Given entries –
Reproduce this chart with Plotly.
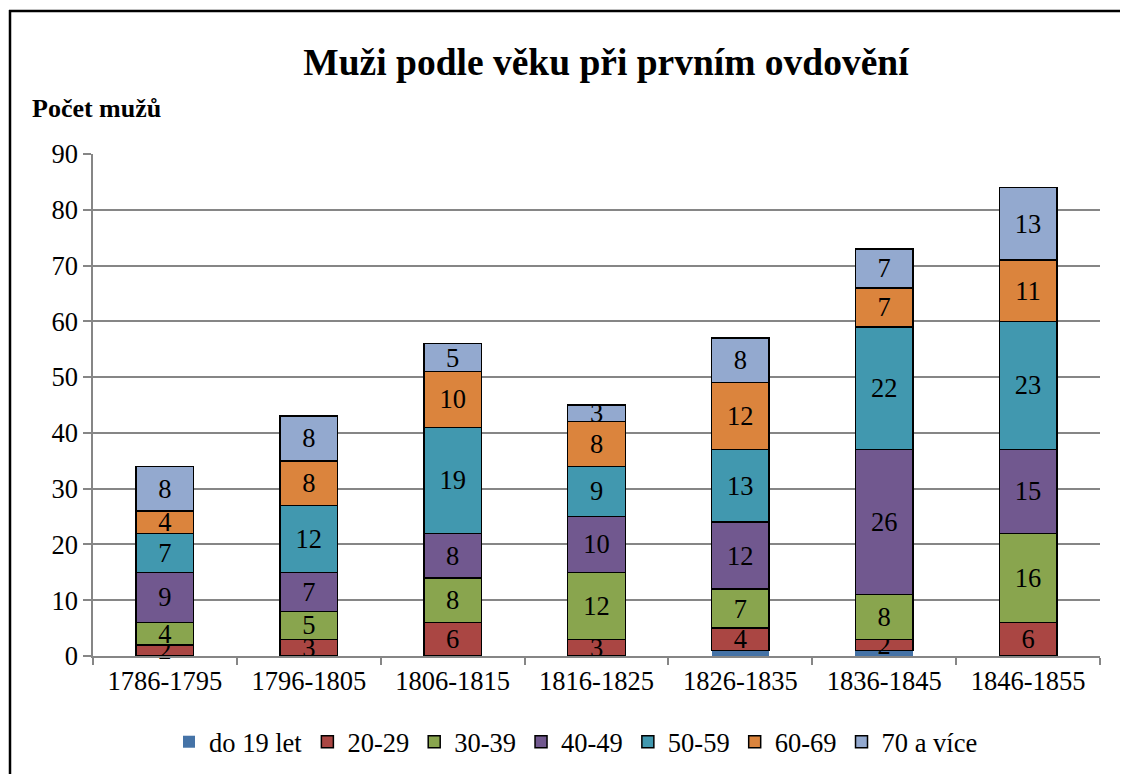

--

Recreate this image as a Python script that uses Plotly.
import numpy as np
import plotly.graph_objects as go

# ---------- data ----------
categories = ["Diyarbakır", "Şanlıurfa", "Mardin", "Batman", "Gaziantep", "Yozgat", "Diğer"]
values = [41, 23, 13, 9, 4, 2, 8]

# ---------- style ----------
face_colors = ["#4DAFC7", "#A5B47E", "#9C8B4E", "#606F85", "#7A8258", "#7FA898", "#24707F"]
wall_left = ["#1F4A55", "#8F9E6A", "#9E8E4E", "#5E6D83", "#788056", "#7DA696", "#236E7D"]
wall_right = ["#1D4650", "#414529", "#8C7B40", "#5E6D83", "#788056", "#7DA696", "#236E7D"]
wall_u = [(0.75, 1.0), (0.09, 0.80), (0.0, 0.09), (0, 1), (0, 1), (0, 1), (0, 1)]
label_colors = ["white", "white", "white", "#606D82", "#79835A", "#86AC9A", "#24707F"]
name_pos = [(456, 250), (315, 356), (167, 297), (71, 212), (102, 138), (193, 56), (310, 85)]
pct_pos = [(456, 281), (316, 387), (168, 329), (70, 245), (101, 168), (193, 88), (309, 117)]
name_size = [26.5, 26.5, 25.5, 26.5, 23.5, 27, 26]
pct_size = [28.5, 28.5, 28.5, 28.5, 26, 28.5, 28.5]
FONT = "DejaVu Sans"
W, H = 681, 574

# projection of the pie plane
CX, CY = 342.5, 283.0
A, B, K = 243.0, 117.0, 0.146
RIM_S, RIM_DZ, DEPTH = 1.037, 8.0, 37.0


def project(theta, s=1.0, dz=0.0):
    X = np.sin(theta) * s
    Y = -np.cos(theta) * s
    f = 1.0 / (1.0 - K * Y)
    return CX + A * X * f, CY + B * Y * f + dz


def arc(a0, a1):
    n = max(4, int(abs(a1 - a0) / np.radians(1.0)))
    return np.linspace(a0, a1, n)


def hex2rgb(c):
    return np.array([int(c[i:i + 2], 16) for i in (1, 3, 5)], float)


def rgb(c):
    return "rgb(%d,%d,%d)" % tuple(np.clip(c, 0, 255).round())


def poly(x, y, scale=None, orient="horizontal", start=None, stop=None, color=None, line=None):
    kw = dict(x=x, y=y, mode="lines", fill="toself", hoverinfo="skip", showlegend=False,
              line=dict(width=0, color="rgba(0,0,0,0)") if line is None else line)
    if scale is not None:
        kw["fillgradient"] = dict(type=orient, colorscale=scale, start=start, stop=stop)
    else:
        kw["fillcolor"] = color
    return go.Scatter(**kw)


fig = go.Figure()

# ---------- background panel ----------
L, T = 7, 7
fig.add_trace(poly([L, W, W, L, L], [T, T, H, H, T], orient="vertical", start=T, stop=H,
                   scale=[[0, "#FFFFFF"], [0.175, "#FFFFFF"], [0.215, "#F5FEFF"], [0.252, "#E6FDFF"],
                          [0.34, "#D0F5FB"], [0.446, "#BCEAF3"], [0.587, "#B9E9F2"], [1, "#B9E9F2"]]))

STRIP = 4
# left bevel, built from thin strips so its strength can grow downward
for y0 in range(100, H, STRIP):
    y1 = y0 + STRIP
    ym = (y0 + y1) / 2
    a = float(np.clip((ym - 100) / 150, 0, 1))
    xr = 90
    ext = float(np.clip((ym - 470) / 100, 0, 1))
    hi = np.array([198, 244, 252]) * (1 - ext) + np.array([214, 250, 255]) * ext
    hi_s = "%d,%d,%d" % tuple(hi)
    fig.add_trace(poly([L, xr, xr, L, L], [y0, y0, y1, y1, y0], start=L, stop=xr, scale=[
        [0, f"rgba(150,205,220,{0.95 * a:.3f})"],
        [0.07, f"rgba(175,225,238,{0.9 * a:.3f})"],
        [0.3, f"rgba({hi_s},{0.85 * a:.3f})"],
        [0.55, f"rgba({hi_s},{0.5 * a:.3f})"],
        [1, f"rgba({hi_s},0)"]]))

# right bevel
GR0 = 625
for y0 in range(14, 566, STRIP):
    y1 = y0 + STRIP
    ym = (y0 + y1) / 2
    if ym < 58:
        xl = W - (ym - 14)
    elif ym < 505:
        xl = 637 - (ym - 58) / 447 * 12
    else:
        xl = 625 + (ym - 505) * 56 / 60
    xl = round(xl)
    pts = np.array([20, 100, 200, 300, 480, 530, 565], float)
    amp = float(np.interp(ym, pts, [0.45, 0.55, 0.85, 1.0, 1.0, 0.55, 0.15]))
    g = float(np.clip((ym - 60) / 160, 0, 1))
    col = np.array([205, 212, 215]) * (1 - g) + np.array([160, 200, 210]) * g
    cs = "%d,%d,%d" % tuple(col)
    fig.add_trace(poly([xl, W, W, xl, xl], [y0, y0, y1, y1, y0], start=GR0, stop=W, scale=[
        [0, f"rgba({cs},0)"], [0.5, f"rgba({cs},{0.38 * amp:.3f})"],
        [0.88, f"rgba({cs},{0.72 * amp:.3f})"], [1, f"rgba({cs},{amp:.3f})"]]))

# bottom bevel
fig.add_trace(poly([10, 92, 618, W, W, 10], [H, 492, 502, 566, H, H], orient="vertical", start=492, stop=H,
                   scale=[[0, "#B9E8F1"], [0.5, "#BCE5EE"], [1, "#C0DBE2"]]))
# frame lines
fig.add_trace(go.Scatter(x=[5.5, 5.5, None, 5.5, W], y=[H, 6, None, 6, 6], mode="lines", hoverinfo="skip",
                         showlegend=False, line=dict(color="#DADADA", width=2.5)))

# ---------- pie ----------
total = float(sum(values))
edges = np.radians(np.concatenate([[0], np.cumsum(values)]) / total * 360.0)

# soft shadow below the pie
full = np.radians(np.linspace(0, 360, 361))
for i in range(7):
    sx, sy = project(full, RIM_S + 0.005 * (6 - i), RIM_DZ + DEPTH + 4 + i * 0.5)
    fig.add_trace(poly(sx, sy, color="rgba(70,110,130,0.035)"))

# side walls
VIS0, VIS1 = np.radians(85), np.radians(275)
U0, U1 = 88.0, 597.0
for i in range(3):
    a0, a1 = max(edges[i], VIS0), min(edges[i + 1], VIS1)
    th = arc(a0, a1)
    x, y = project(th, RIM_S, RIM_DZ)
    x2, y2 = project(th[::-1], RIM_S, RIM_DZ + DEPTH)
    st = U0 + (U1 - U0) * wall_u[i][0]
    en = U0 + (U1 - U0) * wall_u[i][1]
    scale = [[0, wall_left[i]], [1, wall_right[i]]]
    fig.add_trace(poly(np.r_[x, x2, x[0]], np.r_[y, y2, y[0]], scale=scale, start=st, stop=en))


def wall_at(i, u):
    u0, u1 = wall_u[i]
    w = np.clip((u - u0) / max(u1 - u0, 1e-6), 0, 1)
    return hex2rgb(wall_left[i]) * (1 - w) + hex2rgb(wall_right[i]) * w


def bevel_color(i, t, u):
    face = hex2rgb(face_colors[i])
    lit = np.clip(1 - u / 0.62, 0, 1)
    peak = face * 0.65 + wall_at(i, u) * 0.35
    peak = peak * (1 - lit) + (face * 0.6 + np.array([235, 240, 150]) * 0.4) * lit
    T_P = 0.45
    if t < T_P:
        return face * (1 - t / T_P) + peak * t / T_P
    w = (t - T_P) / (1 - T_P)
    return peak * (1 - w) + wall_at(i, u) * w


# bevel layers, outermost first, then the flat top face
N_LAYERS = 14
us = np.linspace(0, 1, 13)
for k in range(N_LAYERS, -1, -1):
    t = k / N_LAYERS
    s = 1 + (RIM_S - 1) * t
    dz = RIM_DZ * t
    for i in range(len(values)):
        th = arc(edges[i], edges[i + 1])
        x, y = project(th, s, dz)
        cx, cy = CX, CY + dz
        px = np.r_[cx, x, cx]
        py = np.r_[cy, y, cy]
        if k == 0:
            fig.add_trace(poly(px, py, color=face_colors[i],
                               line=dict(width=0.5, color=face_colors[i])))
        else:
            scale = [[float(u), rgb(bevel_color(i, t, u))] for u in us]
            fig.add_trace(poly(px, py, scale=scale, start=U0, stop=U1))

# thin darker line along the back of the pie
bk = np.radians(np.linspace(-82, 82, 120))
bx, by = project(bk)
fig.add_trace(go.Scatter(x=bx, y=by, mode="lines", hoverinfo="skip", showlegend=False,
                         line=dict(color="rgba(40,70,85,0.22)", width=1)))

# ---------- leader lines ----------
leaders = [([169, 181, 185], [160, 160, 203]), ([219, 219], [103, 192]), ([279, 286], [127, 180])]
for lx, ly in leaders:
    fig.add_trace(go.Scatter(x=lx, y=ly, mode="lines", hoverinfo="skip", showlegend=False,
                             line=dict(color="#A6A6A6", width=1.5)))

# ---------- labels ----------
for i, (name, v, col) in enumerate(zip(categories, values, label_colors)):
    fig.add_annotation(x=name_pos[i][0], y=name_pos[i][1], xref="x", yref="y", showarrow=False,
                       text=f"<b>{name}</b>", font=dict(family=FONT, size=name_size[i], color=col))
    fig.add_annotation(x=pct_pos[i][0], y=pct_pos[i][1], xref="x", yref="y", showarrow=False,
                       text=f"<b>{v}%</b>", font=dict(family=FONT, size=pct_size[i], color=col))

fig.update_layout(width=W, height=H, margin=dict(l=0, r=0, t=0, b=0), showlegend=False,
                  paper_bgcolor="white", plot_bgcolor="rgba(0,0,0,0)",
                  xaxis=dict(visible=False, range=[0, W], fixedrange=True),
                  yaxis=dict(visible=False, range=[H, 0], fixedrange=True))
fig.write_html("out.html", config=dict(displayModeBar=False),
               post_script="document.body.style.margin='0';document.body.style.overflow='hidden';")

---

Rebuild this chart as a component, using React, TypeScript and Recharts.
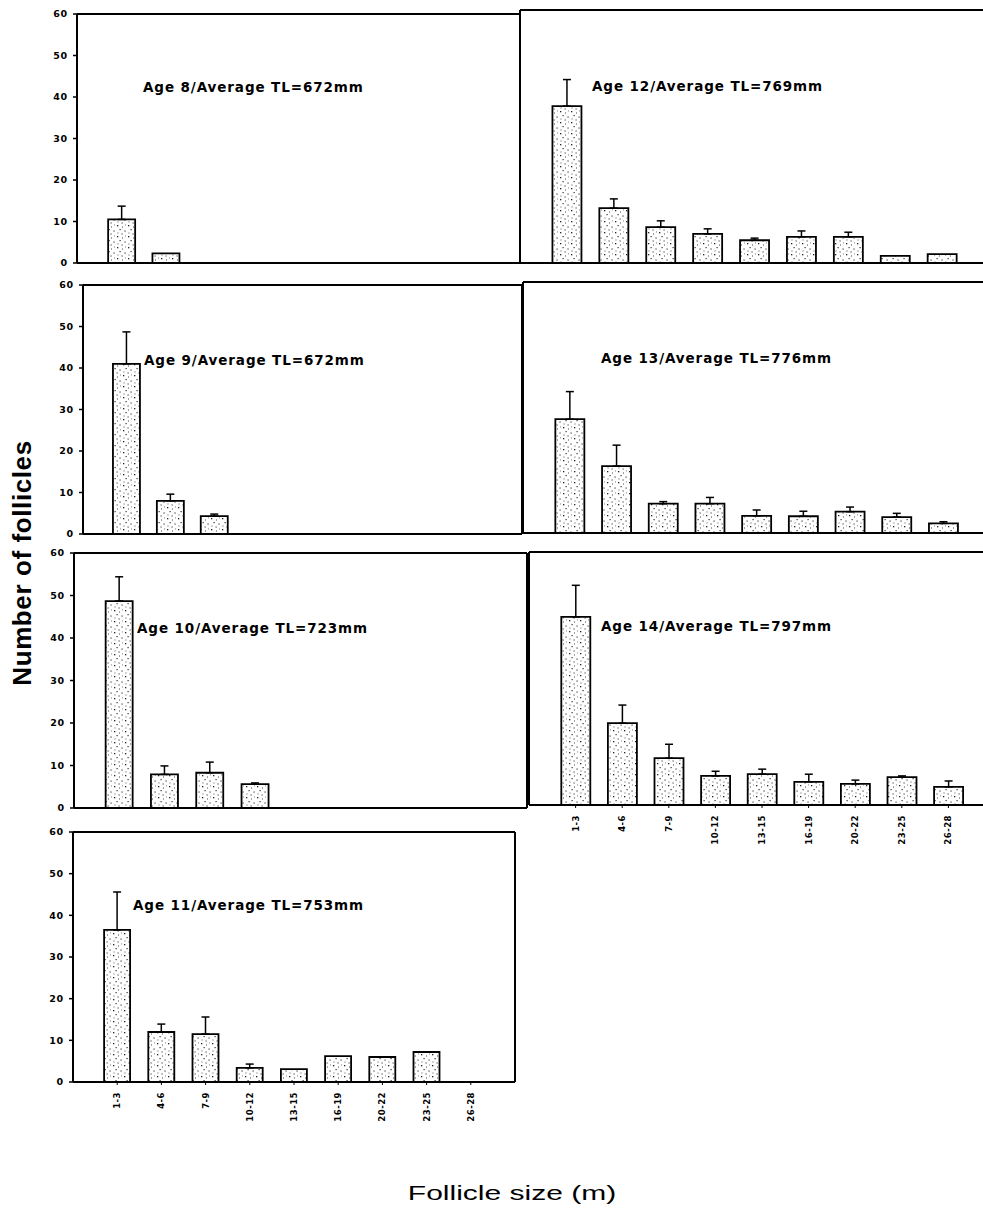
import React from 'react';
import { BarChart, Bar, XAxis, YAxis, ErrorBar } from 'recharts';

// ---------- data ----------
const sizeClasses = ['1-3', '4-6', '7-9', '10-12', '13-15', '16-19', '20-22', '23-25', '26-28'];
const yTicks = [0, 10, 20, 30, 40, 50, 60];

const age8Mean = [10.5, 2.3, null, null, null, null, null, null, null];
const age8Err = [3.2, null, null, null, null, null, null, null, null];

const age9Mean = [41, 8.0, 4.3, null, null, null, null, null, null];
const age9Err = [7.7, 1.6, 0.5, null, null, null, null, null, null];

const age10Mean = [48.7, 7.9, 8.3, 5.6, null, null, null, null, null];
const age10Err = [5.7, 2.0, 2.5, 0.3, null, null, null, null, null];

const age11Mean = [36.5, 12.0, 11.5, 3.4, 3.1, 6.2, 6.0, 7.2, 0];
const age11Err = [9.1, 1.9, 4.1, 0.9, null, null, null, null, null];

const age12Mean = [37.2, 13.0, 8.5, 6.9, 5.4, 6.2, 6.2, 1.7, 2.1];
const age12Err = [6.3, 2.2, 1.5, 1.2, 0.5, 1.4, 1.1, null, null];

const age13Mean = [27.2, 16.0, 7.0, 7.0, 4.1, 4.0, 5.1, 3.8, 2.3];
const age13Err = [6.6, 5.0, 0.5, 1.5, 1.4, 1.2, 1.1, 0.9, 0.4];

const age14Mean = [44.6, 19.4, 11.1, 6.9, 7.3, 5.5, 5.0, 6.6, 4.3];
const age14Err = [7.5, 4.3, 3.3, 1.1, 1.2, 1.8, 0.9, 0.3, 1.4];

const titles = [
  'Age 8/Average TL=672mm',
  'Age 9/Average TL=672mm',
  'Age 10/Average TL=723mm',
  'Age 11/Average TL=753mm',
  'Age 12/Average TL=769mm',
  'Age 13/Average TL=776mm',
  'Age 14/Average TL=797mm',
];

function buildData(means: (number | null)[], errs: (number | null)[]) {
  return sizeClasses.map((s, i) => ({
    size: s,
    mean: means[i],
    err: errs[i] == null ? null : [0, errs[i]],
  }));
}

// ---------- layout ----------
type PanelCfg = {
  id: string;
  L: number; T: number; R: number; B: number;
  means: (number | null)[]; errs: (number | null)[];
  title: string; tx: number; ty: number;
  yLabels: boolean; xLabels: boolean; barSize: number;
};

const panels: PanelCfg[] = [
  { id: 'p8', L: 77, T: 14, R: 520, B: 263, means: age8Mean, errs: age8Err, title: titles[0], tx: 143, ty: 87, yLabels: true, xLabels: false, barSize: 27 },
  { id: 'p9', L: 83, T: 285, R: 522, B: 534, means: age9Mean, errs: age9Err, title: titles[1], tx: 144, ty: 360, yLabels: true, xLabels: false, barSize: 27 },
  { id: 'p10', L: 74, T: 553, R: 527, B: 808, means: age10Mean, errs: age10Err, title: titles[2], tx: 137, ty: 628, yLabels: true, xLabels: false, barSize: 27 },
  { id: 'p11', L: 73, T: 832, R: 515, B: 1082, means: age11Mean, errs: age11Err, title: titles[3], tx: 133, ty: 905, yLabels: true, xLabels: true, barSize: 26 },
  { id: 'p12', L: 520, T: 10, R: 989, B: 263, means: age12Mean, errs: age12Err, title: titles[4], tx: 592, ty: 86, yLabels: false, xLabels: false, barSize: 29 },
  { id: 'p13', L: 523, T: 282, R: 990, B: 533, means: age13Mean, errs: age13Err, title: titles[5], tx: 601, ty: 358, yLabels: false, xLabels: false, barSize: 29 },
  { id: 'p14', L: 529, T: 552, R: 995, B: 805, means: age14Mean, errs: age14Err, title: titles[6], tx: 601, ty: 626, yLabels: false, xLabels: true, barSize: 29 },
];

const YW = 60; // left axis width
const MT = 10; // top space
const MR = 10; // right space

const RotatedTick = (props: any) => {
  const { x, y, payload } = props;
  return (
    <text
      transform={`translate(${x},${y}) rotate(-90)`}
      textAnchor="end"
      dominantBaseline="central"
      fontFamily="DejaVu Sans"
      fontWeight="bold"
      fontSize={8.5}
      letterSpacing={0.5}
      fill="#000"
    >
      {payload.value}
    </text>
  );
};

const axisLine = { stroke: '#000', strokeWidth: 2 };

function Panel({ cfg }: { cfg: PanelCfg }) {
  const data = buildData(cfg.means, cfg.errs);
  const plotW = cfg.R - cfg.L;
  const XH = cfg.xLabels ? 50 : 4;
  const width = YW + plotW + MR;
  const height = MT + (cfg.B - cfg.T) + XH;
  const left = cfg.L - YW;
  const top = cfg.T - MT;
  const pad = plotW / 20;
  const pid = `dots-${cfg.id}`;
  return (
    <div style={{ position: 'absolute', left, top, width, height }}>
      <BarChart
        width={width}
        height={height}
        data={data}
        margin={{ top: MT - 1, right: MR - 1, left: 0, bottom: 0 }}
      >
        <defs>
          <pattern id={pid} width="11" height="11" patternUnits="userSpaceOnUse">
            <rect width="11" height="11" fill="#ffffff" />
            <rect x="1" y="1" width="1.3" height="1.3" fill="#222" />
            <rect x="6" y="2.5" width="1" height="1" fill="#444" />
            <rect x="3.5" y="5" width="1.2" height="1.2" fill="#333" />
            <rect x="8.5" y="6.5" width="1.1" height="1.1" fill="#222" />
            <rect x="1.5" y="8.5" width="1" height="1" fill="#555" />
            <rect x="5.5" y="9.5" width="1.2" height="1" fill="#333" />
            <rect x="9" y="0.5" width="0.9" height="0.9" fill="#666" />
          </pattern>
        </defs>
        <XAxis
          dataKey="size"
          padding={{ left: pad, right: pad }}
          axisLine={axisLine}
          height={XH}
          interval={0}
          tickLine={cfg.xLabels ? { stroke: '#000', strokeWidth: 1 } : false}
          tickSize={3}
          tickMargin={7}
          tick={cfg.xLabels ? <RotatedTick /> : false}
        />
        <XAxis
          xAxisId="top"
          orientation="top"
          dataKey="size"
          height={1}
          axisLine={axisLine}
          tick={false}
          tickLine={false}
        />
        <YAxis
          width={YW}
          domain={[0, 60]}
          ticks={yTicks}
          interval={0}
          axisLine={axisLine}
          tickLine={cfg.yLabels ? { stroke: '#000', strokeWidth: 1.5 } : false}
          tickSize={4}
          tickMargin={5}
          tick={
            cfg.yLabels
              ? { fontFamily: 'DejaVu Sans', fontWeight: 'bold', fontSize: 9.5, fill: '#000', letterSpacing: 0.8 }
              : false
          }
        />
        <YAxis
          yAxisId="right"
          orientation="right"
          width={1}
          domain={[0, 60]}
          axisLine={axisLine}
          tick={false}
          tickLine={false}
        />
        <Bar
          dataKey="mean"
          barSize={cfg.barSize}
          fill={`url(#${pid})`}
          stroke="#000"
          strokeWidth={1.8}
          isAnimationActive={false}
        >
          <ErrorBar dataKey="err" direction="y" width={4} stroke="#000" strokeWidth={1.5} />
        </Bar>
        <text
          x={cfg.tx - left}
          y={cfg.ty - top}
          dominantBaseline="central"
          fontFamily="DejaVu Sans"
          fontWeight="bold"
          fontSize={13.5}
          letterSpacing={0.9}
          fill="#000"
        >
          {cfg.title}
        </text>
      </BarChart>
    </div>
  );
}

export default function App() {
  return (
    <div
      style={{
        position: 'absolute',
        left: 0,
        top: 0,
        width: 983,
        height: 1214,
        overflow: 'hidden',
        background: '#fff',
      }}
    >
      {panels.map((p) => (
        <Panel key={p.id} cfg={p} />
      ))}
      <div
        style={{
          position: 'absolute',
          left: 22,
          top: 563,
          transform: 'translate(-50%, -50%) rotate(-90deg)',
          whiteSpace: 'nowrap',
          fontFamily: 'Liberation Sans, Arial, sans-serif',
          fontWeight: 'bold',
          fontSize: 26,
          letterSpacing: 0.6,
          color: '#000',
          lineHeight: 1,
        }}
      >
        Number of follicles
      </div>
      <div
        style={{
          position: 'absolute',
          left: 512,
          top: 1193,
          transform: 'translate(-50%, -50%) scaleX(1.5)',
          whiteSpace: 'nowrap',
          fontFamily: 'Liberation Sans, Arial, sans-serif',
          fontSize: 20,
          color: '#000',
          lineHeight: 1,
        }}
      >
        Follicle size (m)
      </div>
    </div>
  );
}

Brief –
Everything above from the line with "Rebuild this chart" through the line with "const yTicks = [0, 10, 20, 30, 40, 50, 60];" should be retyped exactly, and nothing else; omit pictures.

Response to this exercise –
Rebuild this chart as a component, using React, TypeScript and Recharts.
import React from 'react';
import { BarChart, Bar, XAxis, YAxis, ErrorBar } from 'recharts';

// ---------- data ----------
const sizeClasses = ['1-3', '4-6', '7-9', '10-12', '13-15', '16-19', '20-22', '23-25', '26-28'];
const yTicks = [0, 10, 20, 30, 40, 50, 60];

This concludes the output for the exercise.